LA MISE EN OPERATION Les difficultés de développement du missile et quelques mauvaises surprises géologiques dans le sous-sol du plateau d'Albion retardent la livraison de la force de deux ans. Le premier groupement de missiles stratégiques GMS, crée en septembre 1968 entre en opération le 2 août 1971 et le second le 23 avril suivant. Chaque GMS contrôle 9 missiles SSBS. Dans ces postes, 2 officiers veillaient par roulement de 24 h, recevant directement du gouvernement l'ordre de tir sur des cibles préalablement désignées. A la fin des années 1960, les USA et
l'URSS développent des systèmes antibalistiques destiné à
neutraliser une éventuelle attaque nucléaire compromettant la
crédibilité de la force stratégique. Pour la France, il devient
évident de moderniser les MSBS. Le remplacement du S2 par le S3 est
décidé en 1969. Aerospatiale se voit confier le développement en
1972. Le second étage est remplacé par le Rita 2 du M2 tandis que
l'électronique est modernisée. Pour la tête, le S3 possède un module
à leurres qui rend sa détection par radar plus difficile. Les
installations au sol sont aussi modernisées et durcis. Le nouveau
missile est capable de résister aux effets d'une explosion nucléaire
au voisinage du sol (chaleur, souffle, rayonnement, impulsion
électromagnétique IME) en restant opérationnel.

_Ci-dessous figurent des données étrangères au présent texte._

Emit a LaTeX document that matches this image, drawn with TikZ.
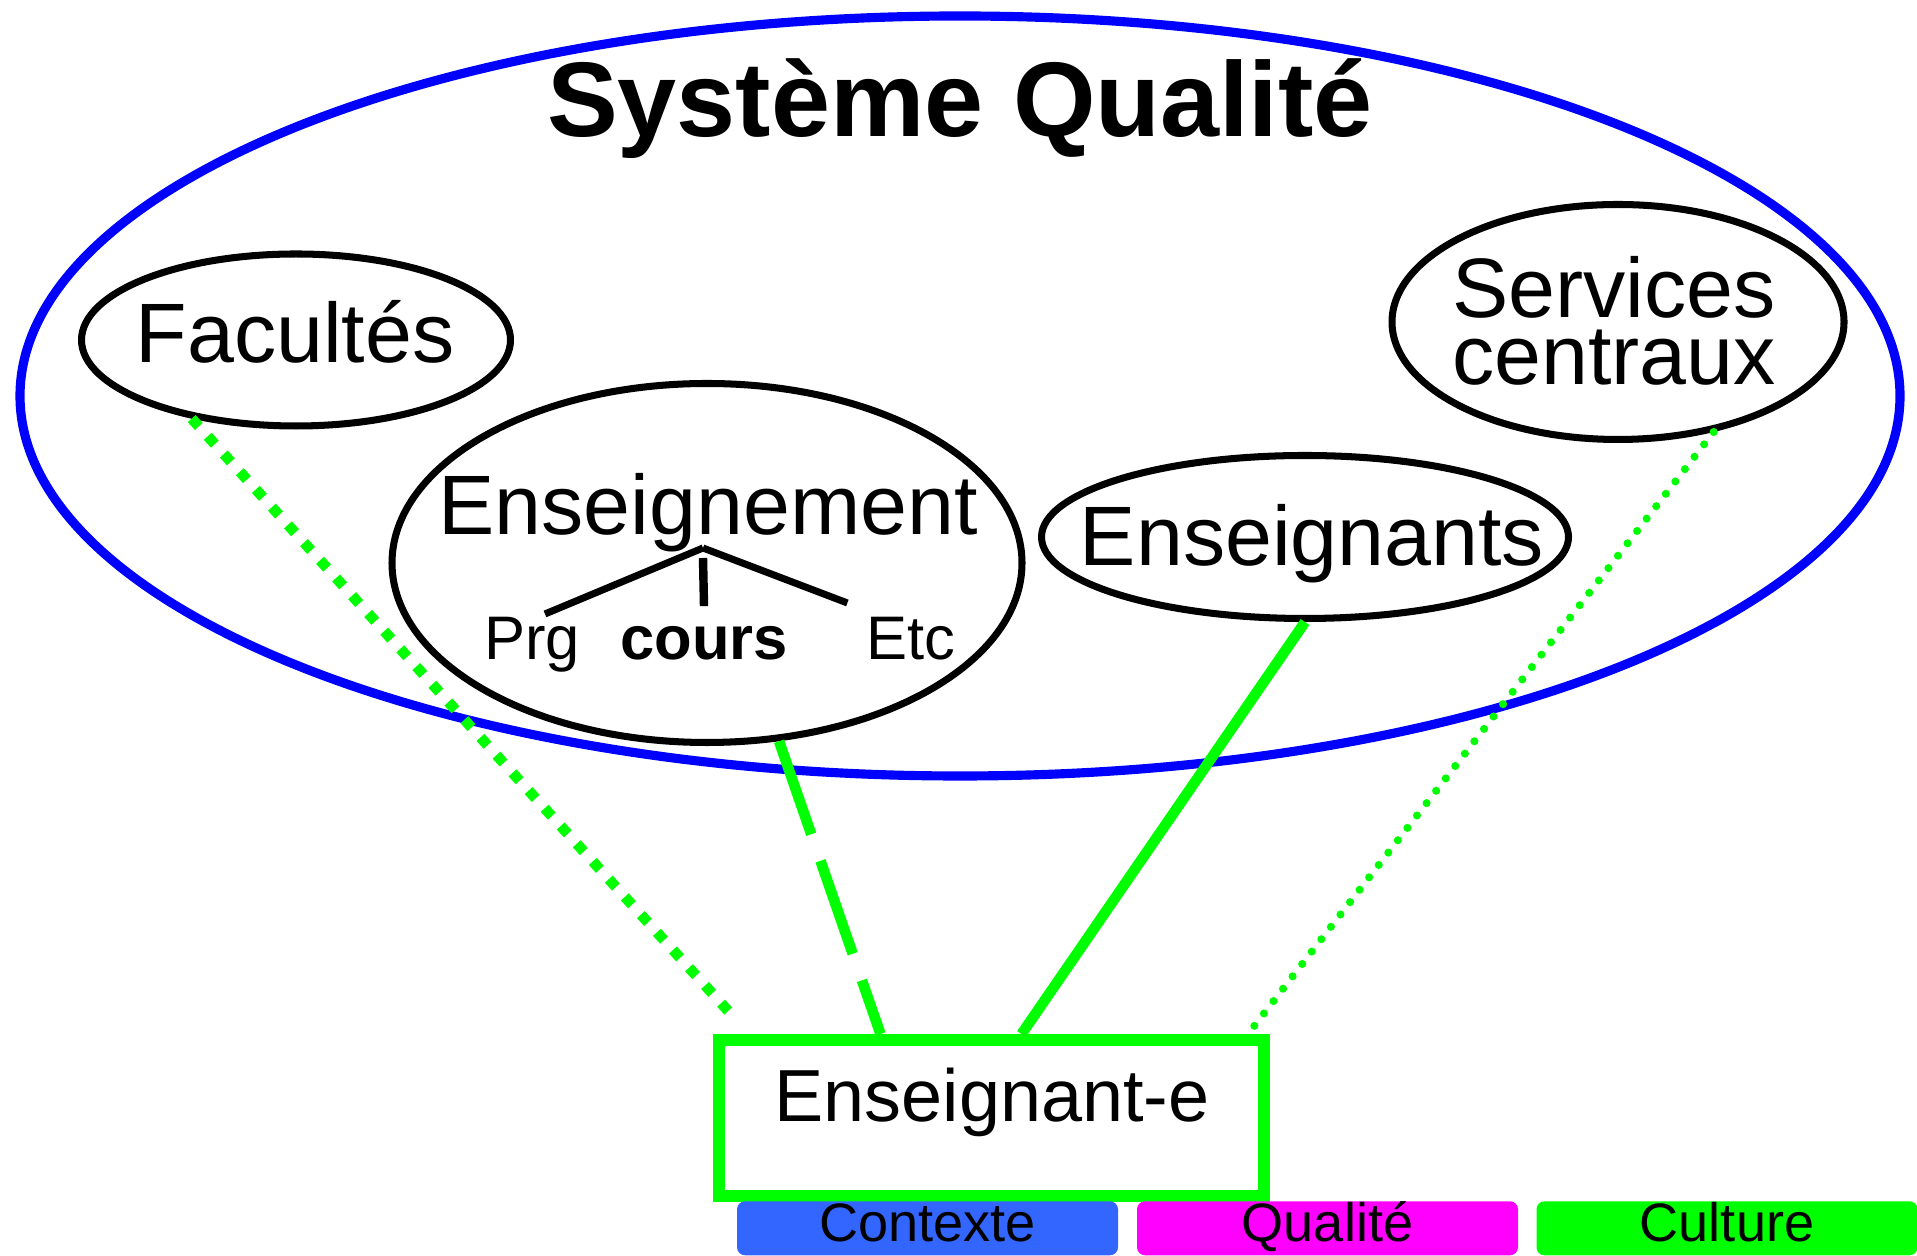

Le missile S3 mesure 13,8 m de haut et 150 cm de
diamètre pour 26 tonnes. En avril 1978, la première unité de tir est arrêtée et en fin d'année les préparatifs commencent pour la transformation avec les S3. La première unité de tir de 9 missiles S3 est livrée le 23 mai 1980, au lieu de février de la même année, date prévue en 1973 et mise en opérationnelle le 1er juin. Entre temps,
afin de se prémunir des effets dues à l'impulsion électromagnétique
IEM, il est décide de "durcir" les S3. Les travaux de la
première tranche étant très avancées, les modifications commencent
sur l'unité 2. Les travaux durent l'été 1980 pour une mise en
opérationnelle le 2 décembre suivant. Le système se comporte très bien pendant toute sa vie opérationnelle, et les onze tirs d'évaluation effectués par l'armée de l'Air entre 1980 et 1993 seront entièrement réussis, (seuls deux ont montré des anomalies mineures).